Despite the promise, such a massive migration is not without risk. Legacy interfaces, third-party add-ons, and deeply embedded customizations can delay go-lives and frustrate business users. Nokia will need strong executive sponsorship and rigorous testing. The company’s decision to pursue a phased approach—confirmed by sources close to the project—mitigates some of that risk, starting with finance and moving through supply chain and manufacturing over a two-year period. Early adopters often face performance hiccups during cutover, but Azure’s dedicated SAP-certified Mv2 and Ebsv5 virtual machines, along with Azure NetApp Files for storage, are designed to handle the extreme I/O demands of a giant like Nokia.

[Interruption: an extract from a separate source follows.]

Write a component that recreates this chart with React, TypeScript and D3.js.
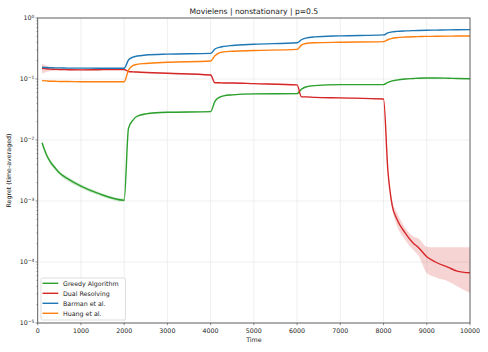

Looking further ahead, Nokia and Microsoft have hinted at co-innovation beyond the initial RISE deployment. Nokia’s private wireless networks and industrial IoT platform, combined with Azure’s edge-to-cloud capabilities, could lead to novel scenarios where factory-floor sensors trigger real-time SAP production orders, automatically reserving raw materials via Azure-powered AI. This convergence of operational technology and ERP is the holy grail for Industry 4.0, and the partnership lays the groundwork to explore it.

The deal also cements 2026 as a watershed year for enterprise AI adoption on Azure. Microsoft has been aggressively embedding Copilot and Azure AI services across business applications, and SAP is doing the same with Joule. By turbocharging Nokia’s SAP landscape with Azure’s AI scale, the companies are demonstrating that the much-hyped generative AI revolution is finally landing in the most conservative corner of enterprise IT—the back office.

Nokia’s SAP transformation is more than a cloud migration; it is a strategic pivot toward an autonomous enterprise. With Azure as the compute fabric and RISE with SAP as the business process engine, Nokia is constructing a digital backbone that can sense, predict, and act on business events in near real time. For the millions of enterprises still running SAP ECC on aging infrastructure, the message is clear: the path to ERP AI runs through RISE, and the fast lane is paved by Microsoft Azure.